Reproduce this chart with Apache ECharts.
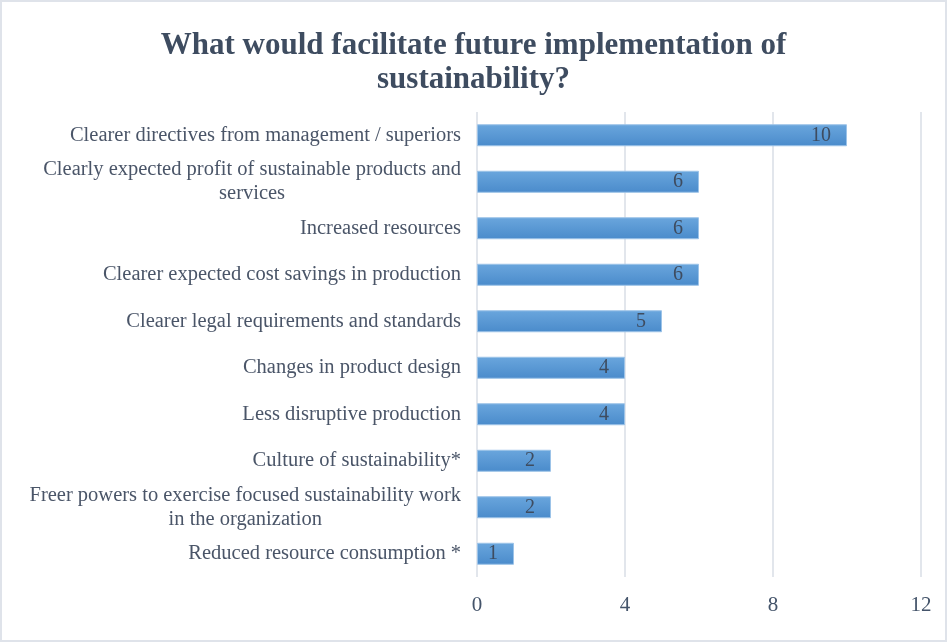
<!DOCTYPE html>
<html>
<head>
<meta charset="utf-8">
<script src="https://cdn.jsdelivr.net/npm/echarts@6/dist/echarts.min.js"></script>
<style>
  html, body { margin: 0; padding: 0; background: #ffffff; }
  #chart { width: 947px; height: 642px; box-sizing: border-box; border: 2px solid #dfe3ea; }
</style>
</head>
<body>
<div id="chart"></div>
<script>
// Survey answers, listed from the bottom of the chart to the top
const categories = [
  'Reduced resource consumption *',
  'Freer powers to exercise focused sustainability work\nin the organization',
  'Culture of sustainability*',
  'Less disruptive production',
  'Changes in product design',
  'Clearer legal requirements and standards',
  'Clearer expected cost savings in production',
  'Increased resources',
  'Clearly expected profit of sustainable products and\nservices',
  'Clearer directives from management / superiors'
];
const responses = [1, 2, 2, 4, 4, 5, 6, 6, 6, 10];
const axisTicks = [0, 4, 8, 12];

const serif = '"Liberation Serif", "Times New Roman", serif';
const textColor = '#44546A';

const chart = echarts.init(document.getElementById('chart'));
chart.setOption({
  animation: false,
  title: {
    text: 'What would facilitate future implementation of\nsustainability?',
    left: 'center',
    top: 22,
    textStyle: {
      fontFamily: serif,
      fontWeight: 'bold',
      fontSize: 31,
      lineHeight: 34,
      color: '#3e4c60'
    }
  },
  grid: { left: 475, right: 24, top: 110, bottom: 63 },
  xAxis: {
    type: 'value',
    min: axisTicks[0],
    max: axisTicks[axisTicks.length - 1],
    interval: axisTicks[1] - axisTicks[0],
    axisLine: { show: false },
    axisTick: { show: false },
    splitLine: { lineStyle: { color: '#d9dee6', width: 1.5 } },
    axisLabel: { fontFamily: serif, fontSize: 21, color: textColor, margin: 18 }
  },
  yAxis: {
    type: 'category',
    data: categories,
    axisLine: { show: false },
    axisTick: { show: false },
    axisLabel: {
      margin: 16,
      align: 'right',
      // each line is centred inside the label block, the block sits right-aligned
      formatter: (v) => v.split('\n').map((s) => '{c|' + s + '}').join('\n'),
      rich: {
        c: {
          align: 'center',
          fontFamily: serif,
          fontSize: 20.5,
          lineHeight: 24,
          color: '#4a5568'
        }
      }
    }
  },
  series: [{
    type: 'bar',
    data: responses,
    barWidth: 22,
    itemStyle: {
      color: new echarts.graphic.LinearGradient(0, 0, 0, 1, [
        { offset: 0, color: '#6aa6dd' },
        { offset: 1, color: '#4a8bcb' }
      ]),
      borderColor: '#9cc3e8',
      borderWidth: 1
    },
    label: {
      show: true,
      position: 'insideRight',
      distance: 16,
      fontFamily: serif,
      fontSize: 20,
      color: '#3e4c60'
    }
  }]
});
</script>
</body>
</html>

Written task: Write out again, exactly, the lines from the start of the listing up to the line containing "const textColor = '#44546A';", with both ends and without pictures.

Answer to the problem:
Reproduce this chart with Apache ECharts.
<!DOCTYPE html>
<html>
<head>
<meta charset="utf-8">
<script src="https://cdn.jsdelivr.net/npm/echarts@6/dist/echarts.min.js"></script>
<style>
  html, body { margin: 0; padding: 0; background: #ffffff; }
  #chart { width: 947px; height: 642px; box-sizing: border-box; border: 2px solid #dfe3ea; }
</style>
</head>
<body>
<div id="chart"></div>
<script>
// Survey answers, listed from the bottom of the chart to the top
const categories = [
  'Reduced resource consumption *',
  'Freer powers to exercise focused sustainability work\nin the organization',
  'Culture of sustainability*',
  'Less disruptive production',
  'Changes in product design',
  'Clearer legal requirements and standards',
  'Clearer expected cost savings in production',
  'Increased resources',
  'Clearly expected profit of sustainable products and\nservices',
  'Clearer directives from management / superiors'
];
const responses = [1, 2, 2, 4, 4, 5, 6, 6, 6, 10];
const axisTicks = [0, 4, 8, 12];

const serif = '"Liberation Serif", "Times New Roman", serif';
const textColor = '#44546A';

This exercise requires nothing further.